» **What is asked**: Begin with the first line and repeat exactly through the line containing "var power = [3.83, 5.9, 7.24, 8.37, 9.44, 11.04, 11.84];"; leave every image out.

» **Exercise materials**:

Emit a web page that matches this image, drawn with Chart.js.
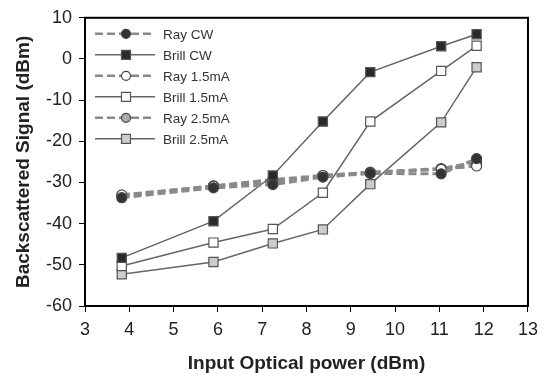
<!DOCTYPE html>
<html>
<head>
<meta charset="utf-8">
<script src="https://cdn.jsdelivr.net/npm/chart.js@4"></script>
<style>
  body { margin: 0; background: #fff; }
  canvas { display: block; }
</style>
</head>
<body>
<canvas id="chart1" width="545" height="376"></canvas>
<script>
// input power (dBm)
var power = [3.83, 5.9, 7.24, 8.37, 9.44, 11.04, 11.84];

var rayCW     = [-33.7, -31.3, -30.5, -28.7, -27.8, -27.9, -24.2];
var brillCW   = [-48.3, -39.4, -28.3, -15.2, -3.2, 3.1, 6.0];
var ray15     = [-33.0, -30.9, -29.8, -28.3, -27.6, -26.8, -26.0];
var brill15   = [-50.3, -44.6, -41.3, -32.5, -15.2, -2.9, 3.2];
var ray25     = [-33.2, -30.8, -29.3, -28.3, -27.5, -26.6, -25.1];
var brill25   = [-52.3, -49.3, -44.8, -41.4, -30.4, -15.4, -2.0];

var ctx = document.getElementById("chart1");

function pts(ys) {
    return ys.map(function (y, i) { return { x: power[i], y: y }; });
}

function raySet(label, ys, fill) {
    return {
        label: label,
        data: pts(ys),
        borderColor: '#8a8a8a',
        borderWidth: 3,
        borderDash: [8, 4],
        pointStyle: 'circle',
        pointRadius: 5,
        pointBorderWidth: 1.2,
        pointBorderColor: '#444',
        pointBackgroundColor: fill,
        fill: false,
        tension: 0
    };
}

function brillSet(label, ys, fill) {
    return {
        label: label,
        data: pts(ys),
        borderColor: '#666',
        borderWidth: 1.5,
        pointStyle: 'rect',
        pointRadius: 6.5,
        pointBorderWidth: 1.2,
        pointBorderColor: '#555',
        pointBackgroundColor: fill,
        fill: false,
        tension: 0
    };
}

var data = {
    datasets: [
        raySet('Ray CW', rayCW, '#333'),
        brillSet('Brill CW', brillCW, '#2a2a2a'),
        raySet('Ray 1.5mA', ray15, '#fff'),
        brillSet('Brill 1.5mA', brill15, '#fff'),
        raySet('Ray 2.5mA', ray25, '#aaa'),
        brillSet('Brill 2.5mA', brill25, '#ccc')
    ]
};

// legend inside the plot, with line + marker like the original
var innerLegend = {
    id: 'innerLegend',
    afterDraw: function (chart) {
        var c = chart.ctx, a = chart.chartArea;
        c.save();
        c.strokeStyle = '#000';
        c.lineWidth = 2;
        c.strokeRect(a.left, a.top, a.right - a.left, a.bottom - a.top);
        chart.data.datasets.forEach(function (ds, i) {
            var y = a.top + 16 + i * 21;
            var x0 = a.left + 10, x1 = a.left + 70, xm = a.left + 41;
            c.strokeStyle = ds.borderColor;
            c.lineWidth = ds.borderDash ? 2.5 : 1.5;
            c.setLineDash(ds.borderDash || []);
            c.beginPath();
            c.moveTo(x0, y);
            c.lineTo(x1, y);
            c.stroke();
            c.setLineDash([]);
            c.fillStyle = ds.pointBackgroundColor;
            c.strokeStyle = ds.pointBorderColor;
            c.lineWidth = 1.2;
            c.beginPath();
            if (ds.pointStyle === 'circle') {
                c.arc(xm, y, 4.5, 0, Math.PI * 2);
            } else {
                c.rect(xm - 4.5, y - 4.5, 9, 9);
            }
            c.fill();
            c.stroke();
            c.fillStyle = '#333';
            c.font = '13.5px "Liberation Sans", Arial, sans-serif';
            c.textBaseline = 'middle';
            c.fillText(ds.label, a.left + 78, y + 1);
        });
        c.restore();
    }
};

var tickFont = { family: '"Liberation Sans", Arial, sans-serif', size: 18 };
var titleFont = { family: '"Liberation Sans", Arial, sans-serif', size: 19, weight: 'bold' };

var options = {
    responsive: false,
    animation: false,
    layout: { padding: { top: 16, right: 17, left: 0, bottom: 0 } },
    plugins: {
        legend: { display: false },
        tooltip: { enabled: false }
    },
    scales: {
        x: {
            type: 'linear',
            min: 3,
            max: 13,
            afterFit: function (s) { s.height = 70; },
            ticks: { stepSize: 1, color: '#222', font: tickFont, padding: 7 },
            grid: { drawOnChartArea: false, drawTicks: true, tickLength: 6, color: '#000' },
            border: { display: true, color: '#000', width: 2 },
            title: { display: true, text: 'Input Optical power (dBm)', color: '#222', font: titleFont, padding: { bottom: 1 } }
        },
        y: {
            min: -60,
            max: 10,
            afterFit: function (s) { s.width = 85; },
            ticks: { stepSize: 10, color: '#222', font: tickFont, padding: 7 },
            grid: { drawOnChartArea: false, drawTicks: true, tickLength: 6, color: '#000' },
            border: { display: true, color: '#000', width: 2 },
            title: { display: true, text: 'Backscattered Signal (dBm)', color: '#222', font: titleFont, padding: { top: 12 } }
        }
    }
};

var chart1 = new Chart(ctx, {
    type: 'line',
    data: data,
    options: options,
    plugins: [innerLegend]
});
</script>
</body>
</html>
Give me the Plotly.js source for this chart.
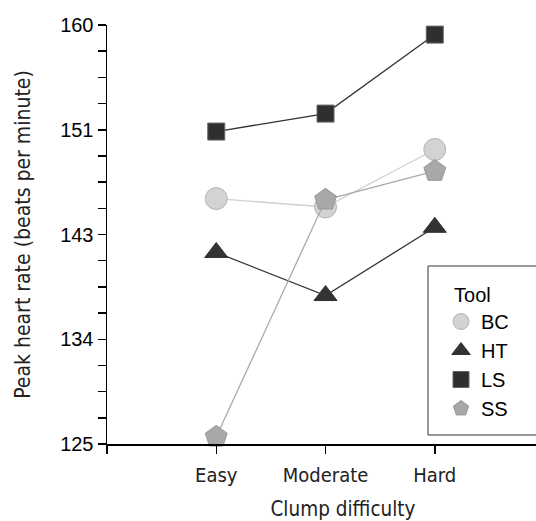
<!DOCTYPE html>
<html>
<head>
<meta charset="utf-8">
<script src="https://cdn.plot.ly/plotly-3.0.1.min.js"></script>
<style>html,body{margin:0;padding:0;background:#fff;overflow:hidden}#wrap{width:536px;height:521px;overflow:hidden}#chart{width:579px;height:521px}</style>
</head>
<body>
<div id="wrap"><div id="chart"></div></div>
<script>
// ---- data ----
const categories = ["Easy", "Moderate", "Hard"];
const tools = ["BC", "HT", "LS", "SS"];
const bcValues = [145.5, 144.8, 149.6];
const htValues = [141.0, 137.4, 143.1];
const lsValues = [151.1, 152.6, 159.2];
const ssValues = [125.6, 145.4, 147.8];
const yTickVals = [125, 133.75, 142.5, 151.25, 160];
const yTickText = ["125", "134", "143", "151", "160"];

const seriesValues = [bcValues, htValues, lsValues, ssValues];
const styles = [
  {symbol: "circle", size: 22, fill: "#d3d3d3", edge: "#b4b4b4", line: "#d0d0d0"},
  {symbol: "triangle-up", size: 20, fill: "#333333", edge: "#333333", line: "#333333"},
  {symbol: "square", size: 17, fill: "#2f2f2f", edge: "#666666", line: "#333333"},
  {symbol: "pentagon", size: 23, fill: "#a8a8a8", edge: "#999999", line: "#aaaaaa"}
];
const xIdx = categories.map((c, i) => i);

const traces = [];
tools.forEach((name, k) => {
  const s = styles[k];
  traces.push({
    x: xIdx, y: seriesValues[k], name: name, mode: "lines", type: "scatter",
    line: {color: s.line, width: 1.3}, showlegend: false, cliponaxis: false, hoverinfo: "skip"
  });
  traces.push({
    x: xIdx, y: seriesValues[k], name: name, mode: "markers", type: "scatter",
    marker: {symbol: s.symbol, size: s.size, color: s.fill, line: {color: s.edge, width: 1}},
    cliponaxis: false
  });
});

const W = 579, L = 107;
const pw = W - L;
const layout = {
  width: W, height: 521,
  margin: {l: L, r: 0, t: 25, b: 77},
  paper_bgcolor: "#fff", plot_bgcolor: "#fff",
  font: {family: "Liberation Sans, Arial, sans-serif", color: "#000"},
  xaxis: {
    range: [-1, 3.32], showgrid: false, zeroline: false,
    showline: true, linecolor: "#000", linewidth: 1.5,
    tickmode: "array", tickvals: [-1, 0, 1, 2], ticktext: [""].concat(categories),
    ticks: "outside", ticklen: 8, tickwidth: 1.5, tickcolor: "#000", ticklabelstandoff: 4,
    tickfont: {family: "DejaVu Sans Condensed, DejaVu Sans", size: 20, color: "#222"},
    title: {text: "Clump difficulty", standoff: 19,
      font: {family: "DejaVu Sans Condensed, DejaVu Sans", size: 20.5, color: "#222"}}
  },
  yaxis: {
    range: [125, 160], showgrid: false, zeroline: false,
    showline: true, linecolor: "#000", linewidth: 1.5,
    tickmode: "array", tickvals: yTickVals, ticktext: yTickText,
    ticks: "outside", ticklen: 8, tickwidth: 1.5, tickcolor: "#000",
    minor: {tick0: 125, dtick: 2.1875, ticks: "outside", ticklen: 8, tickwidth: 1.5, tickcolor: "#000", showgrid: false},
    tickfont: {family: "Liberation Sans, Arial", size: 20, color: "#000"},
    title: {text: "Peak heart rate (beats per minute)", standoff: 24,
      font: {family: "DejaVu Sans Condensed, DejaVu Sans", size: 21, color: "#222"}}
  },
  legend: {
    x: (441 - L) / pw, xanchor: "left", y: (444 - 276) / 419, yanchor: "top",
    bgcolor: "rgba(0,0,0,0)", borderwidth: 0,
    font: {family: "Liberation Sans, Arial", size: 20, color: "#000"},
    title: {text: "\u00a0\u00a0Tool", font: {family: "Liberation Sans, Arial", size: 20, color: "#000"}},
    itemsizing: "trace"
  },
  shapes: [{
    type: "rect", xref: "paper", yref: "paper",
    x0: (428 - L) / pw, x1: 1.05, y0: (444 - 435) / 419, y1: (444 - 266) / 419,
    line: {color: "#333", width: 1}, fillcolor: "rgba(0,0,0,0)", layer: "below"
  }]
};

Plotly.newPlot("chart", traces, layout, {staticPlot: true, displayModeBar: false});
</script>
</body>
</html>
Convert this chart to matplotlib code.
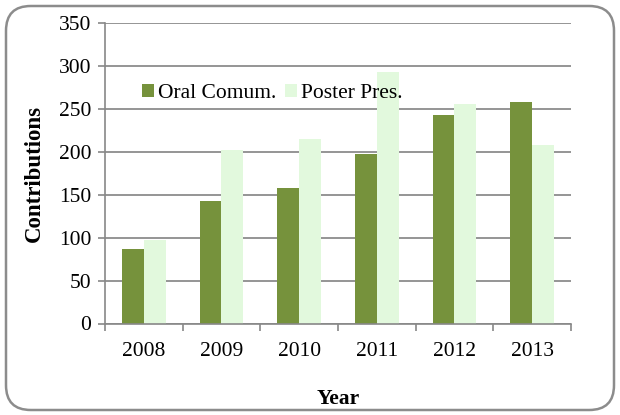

» **The output**:
Emit a web page that matches this image, drawn with Chart.js.
<!DOCTYPE html>
<html>
<head>
<meta charset="utf-8">
<script src="https://cdn.jsdelivr.net/npm/chart.js@4"></script>
<style>
  body { margin: 0; background: #fff; }
  canvas { display: block; }
</style>
</head>
<body>
<canvas id="chart1" width="545" height="376"></canvas>
<script>
// input power (dBm)
var power = [3.83, 5.9, 7.24, 8.37, 9.44, 11.04, 11.84];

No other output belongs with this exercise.